------ Data for the task
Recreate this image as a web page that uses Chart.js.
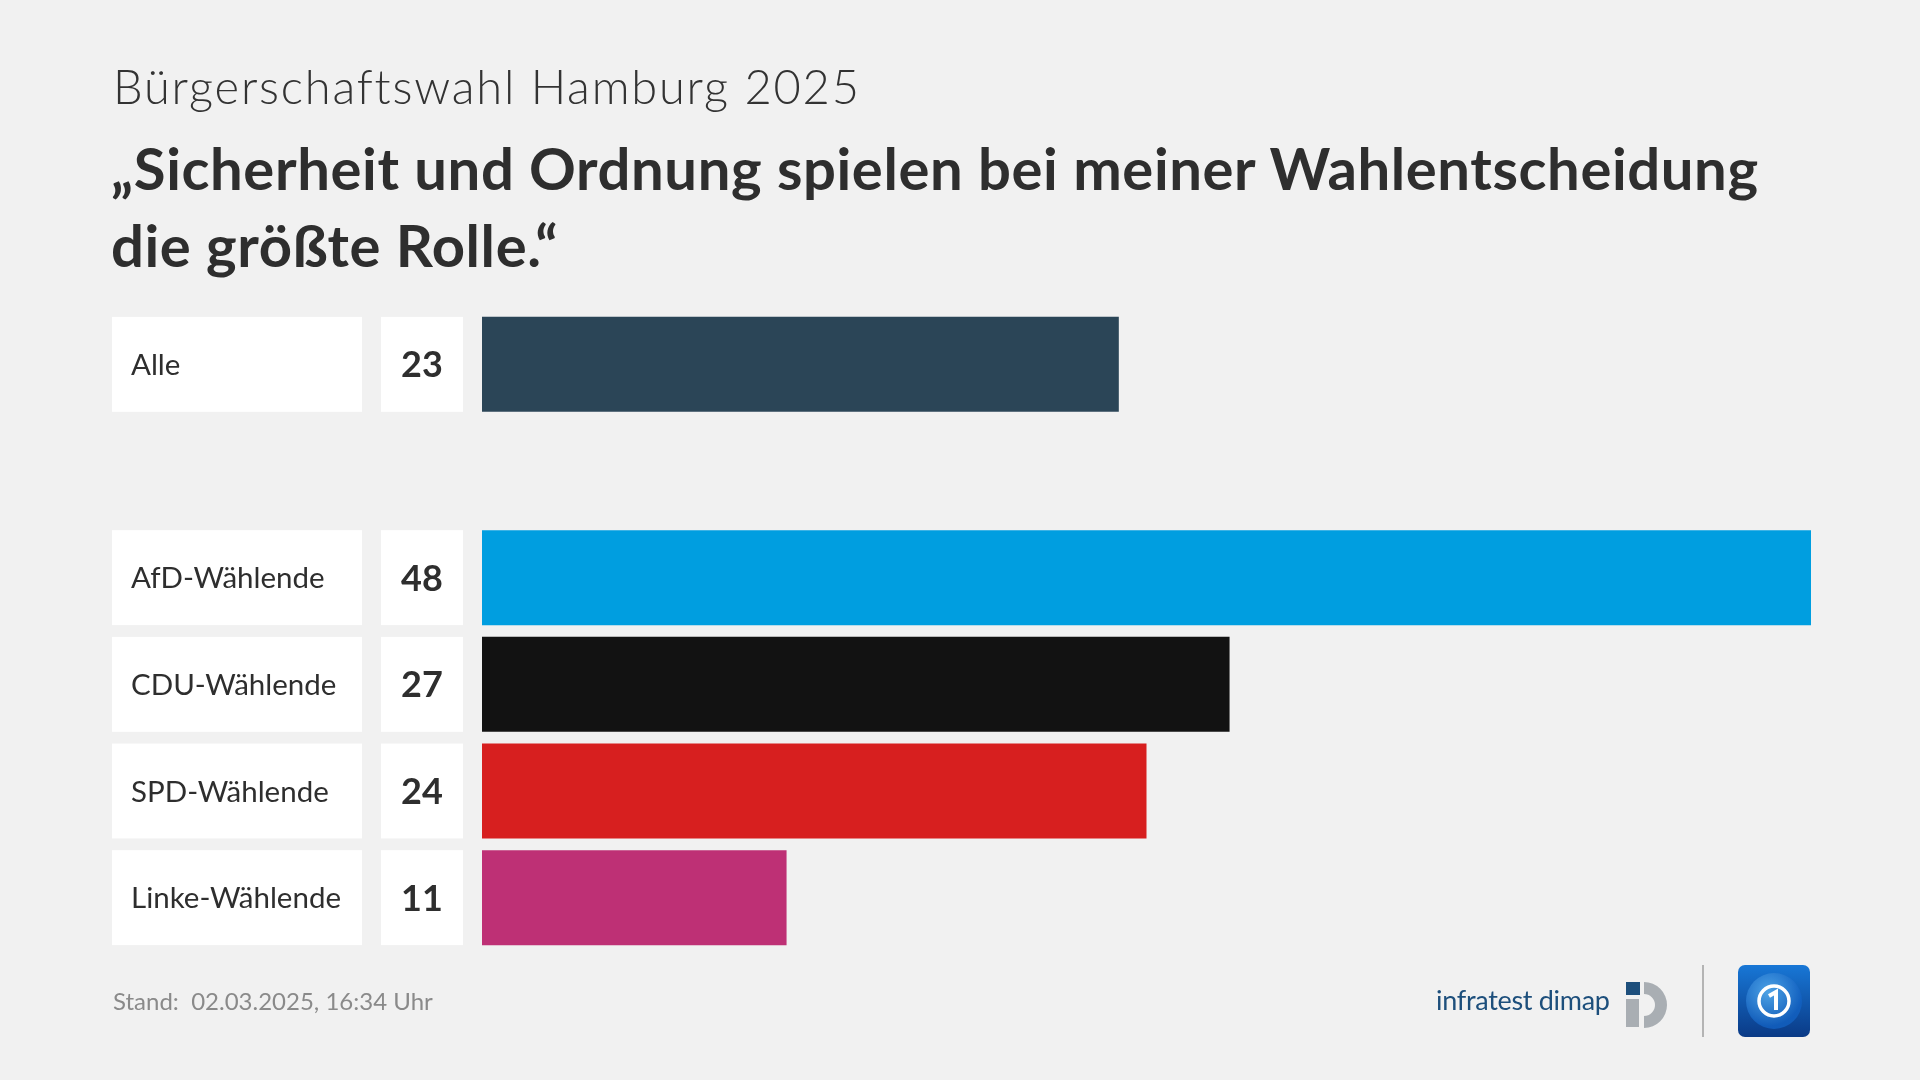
<!DOCTYPE html>
<html lang="de">
<head>
<meta charset="utf-8">
<title>Bürgerschaftswahl Hamburg 2025</title>
<script src="https://cdn.jsdelivr.net/npm/chart.js@4/dist/chart.umd.min.js"></script>
<style>
  html, body { margin:0; padding:0; background:#f1f1f1; }
  #wrap { position:relative; width:1920px; height:1080px; background:#f1f1f1; overflow:hidden; font-family: Lato, "Open Sans", sans-serif; color:#2e2e2e; }
  #c { position:absolute; left:0; top:0; }
  .t1 { position:absolute; left:113px; top:56px; font-size:47px; font-weight:300; letter-spacing:1.8px; line-height:60px; white-space:nowrap; color:#333; }
  .t2 { position:absolute; left:111px; top:129px; font-size:58px; font-weight:700; letter-spacing:0.6px; line-height:77px; white-space:nowrap; color:#2e2e2e; }
  .foot { position:absolute; left:113px; top:984px; font-size:24px; color:#8a8a8a; white-space:pre; line-height:34px; }
  .brand { position:absolute; left:1436px; top:982px; font-size:27px; color:#1d4f7c; line-height:36px; letter-spacing:-0.3px; white-space:nowrap; }
  .sep { position:absolute; left:1702px; top:965px; width:2px; height:72px; background:#b4b4b4; }
  .logo { position:absolute; left:1620px; top:980px; }
  .ard { position:absolute; left:1738px; top:965px; }
</style>
</head>
<body>
<div id="wrap">
  <canvas id="c" width="1920" height="1080"></canvas>
  <div class="t1">Bürgerschaftswahl Hamburg 2025</div>
  <div class="t2">„Sicherheit und Ordnung spielen bei meiner Wahlentscheidung<br>die größte Rolle.“</div>
  <div class="foot">Stand:  02.03.2025, 16:34 Uhr</div>
  <div class="brand">infratest dimap</div>
  <svg class="logo" width="52" height="50" viewBox="0 0 52 50">
    <rect x="6" y="2" width="14" height="13" fill="#1d4f7c"/>
    <rect x="6" y="19" width="13" height="28" fill="#a9aeb3"/>
    <path d="M24 2 A23 23 0 1 1 24 48 L24 36 A11 11 0 1 0 24 14 Z" fill="#a9aeb3"/>
  </svg>
  <div class="sep"></div>
  <svg class="ard" width="72" height="72" viewBox="0 0 72 72">
    <defs>
      <linearGradient id="g" x1="0" y1="0" x2="0" y2="1">
        <stop offset="0" stop-color="#1877d6"/>
        <stop offset="1" stop-color="#0a3a86"/>
      </linearGradient>
      <radialGradient id="gl" cx="0.4" cy="0.35" r="0.6">
        <stop offset="0" stop-color="#5db3f0"/>
        <stop offset="1" stop-color="#1261c2"/>
      </radialGradient>
    </defs>
    <rect x="0" y="0" width="72" height="72" rx="7" fill="url(#g)"/>
    <circle cx="36" cy="36" r="28" fill="url(#gl)" opacity="0.8"/>
    <circle cx="36" cy="36" r="15" fill="none" stroke="#ffffff" stroke-width="3.5"/>
    <path d="M31 31 L38 27 L38 45" fill="none" stroke="#ffffff" stroke-width="4"/>
  </svg>
</div>
<script>
// ---- data ----
const categories = ['Alle', '', 'AfD-Wählende', 'CDU-Wählende', 'SPD-Wählende', 'Linke-Wählende'];
const values = [23, null, 48, 27, 24, 11];
const barColors = ['#2b4557', 'rgba(0,0,0,0)', '#009ee0', '#121212', '#d71f1f', '#be3075'];
const axisMax = 48;

const boxPlugin = {
  id: 'boxes',
  afterDatasetsDraw(chart) {
    const ctx = chart.ctx;
    const meta = chart.getDatasetMeta(0);
    ctx.save();
    meta.data.forEach((bar, i) => {
      const v = values[i];
      if (v === null || v === undefined) return;
      const top = bar.y - bar.height / 2;
      const h = bar.height;
      ctx.fillStyle = '#ffffff';
      ctx.fillRect(112, top, 250, h);
      ctx.fillRect(381, top, 82, h);
      ctx.fillStyle = '#2e2e2e';
      ctx.textBaseline = 'alphabetic';
      ctx.textAlign = 'left';
      ctx.font = '400 29.5px Lato';
      ctx.fillText(categories[i], 131, bar.y + 10.5);
      ctx.textAlign = 'center';
      ctx.font = '700 36px Lato';
      ctx.fillText(String(v), 422, bar.y + 13);
    });
    ctx.restore();
  }
};

new Chart(document.getElementById('c'), {
  type: 'bar',
  data: {
    labels: categories,
    datasets: [{
      data: values,
      backgroundColor: barColors,
      borderWidth: 0,
      barPercentage: 1,
      categoryPercentage: 0.89
    }]
  },
  options: {
    indexAxis: 'y',
    responsive: false,
    animation: false,
    devicePixelRatio: 1,
    layout: { padding: { left: 482, right: 109, top: 311, bottom: 129 } },
    plugins: { legend: { display: false }, tooltip: { enabled: false }, title: { display: false } },
    scales: {
      x: { display: false, min: 0, max: axisMax, grid: { display: false } },
      y: { display: false, grid: { display: false } }
    }
  },
  plugins: [boxPlugin]
});
</script>
</body>
</html>
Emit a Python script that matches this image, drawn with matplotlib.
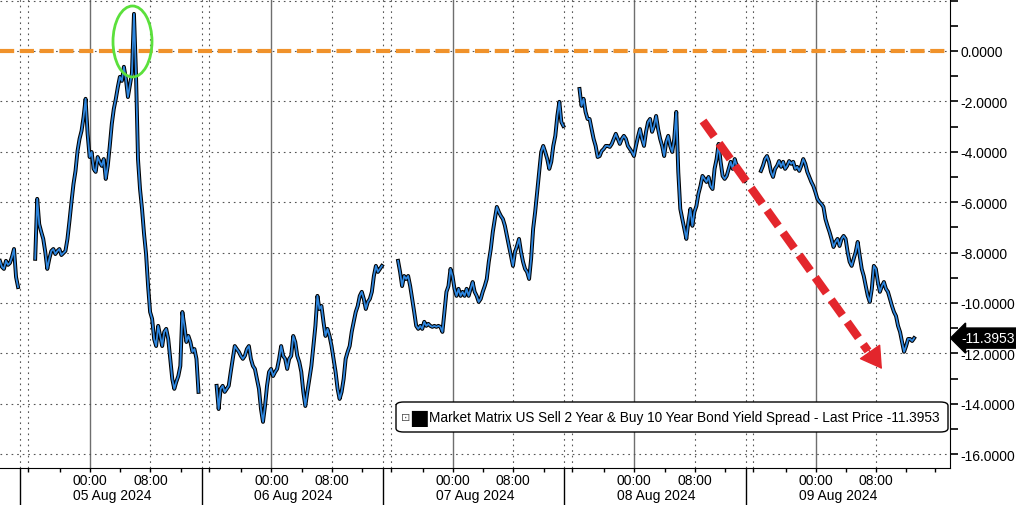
------------
Reproduce every entry word for word, but omit the pictures.

Recreate this image as a web page that uses Chart.js.
<!DOCTYPE html>
<html lang="de">
<head>
<meta charset="utf-8">
<title>Bürgerschaftswahl Hamburg 2025</title>
<script src="https://cdn.jsdelivr.net/npm/chart.js@4/dist/chart.umd.min.js"></script>
<style>
  html, body { margin:0; padding:0; background:#f1f1f1; }
  #wrap { position:relative; width:1920px; height:1080px; background:#f1f1f1; overflow:hidden; font-family: Lato, "Open Sans", sans-serif; color:#2e2e2e; }
  #c { position:absolute; left:0; top:0; }
  .t1 { position:absolute; left:113px; top:56px; font-size:47px; font-weight:300; letter-spacing:1.8px; line-height:60px; white-space:nowrap; color:#333; }
  .t2 { position:absolute; left:111px; top:129px; font-size:58px; font-weight:700; letter-spacing:0.6px; line-height:77px; white-space:nowrap; color:#2e2e2e; }
  .foot { position:absolute; left:113px; top:984px; font-size:24px; color:#8a8a8a; white-space:pre; line-height:34px; }
  .brand { position:absolute; left:1436px; top:982px; font-size:27px; color:#1d4f7c; line-height:36px; letter-spacing:-0.3px; white-space:nowrap; }
  .sep { position:absolute; left:1702px; top:965px; width:2px; height:72px; background:#b4b4b4; }
  .logo { position:absolute; left:1620px; top:980px; }
  .ard { position:absolute; left:1738px; top:965px; }
</style>
</head>
<body>
<div id="wrap">
  <canvas id="c" width="1920" height="1080"></canvas>
  <div class="t1">Bürgerschaftswahl Hamburg 2025</div>
  <div class="t2">„Sicherheit und Ordnung spielen bei meiner Wahlentscheidung<br>die größte Rolle.“</div>
  <div class="foot">Stand:  02.03.2025, 16:34 Uhr</div>
  <div class="brand">infratest dimap</div>
  <svg class="logo" width="52" height="50" viewBox="0 0 52 50">
    <rect x="6" y="2" width="14" height="13" fill="#1d4f7c"/>
    <rect x="6" y="19" width="13" height="28" fill="#a9aeb3"/>
    <path d="M24 2 A23 23 0 1 1 24 48 L24 36 A11 11 0 1 0 24 14 Z" fill="#a9aeb3"/>
  </svg>
  <div class="sep"></div>
  <svg class="ard" width="72" height="72" viewBox="0 0 72 72">
    <defs>
      <linearGradient id="g" x1="0" y1="0" x2="0" y2="1">
        <stop offset="0" stop-color="#1877d6"/>
        <stop offset="1" stop-color="#0a3a86"/>
      </linearGradient>
      <radialGradient id="gl" cx="0.4" cy="0.35" r="0.6">
        <stop offset="0" stop-color="#5db3f0"/>
        <stop offset="1" stop-color="#1261c2"/>
      </radialGradient>
    </defs>
    <rect x="0" y="0" width="72" height="72" rx="7" fill="url(#g)"/>
    <circle cx="36" cy="36" r="28" fill="url(#gl)" opacity="0.8"/>
    <circle cx="36" cy="36" r="15" fill="none" stroke="#ffffff" stroke-width="3.5"/>
    <path d="M31 31 L38 27 L38 45" fill="none" stroke="#ffffff" stroke-width="4"/>
  </svg>
</div>
<script>
// ---- data ----
const categories = ['Alle', '', 'AfD-Wählende', 'CDU-Wählende', 'SPD-Wählende', 'Linke-Wählende'];
const values = [23, null, 48, 27, 24, 11];
const barColors = ['#2b4557', 'rgba(0,0,0,0)', '#009ee0', '#121212', '#d71f1f', '#be3075'];
const axisMax = 48;

const boxPlugin = {
  id: 'boxes',
  afterDatasetsDraw(chart) {
    const ctx = chart.ctx;
    const meta = chart.getDatasetMeta(0);
    ctx.save();
    meta.data.forEach((bar, i) => {
      const v = values[i];
      if (v === null || v === undefined) return;
      const top = bar.y - bar.height / 2;
      const h = bar.height;
      ctx.fillStyle = '#ffffff';
      ctx.fillRect(112, top, 250, h);
      ctx.fillRect(381, top, 82, h);
      ctx.fillStyle = '#2e2e2e';
      ctx.textBaseline = 'alphabetic';
      ctx.textAlign = 'left';
      ctx.font = '400 29.5px Lato';
      ctx.fillText(categories[i], 131, bar.y + 10.5);
      ctx.textAlign = 'center';
      ctx.font = '700 36px Lato';
      ctx.fillText(String(v), 422, bar.y + 13);
    });
    ctx.restore();
  }
};

new Chart(document.getElementById('c'), {
  type: 'bar',
  data: {
    labels: categories,
    datasets: [{
      data: values,
      backgroundColor: barColors,
      borderWidth: 0,
      barPercentage: 1,
      categoryPercentage: 0.89
    }]
  },
  options: {
    indexAxis: 'y',
    responsive: false,
    animation: false,
    devicePixelRatio: 1,
    layout: { padding: { left: 482, right: 109, top: 311, bottom: 129 } },
    plugins: { legend: { display: false }, tooltip: { enabled: false }, title: { display: false } },
    scales: {
      x: { display: false, min: 0, max: axisMax, grid: { display: false } },
      y: { display: false, grid: { display: false } }
    }
  },
  plugins: [boxPlugin]
});
</script>
</body>
</html>
Emit a Python script that matches this image, drawn with matplotlib.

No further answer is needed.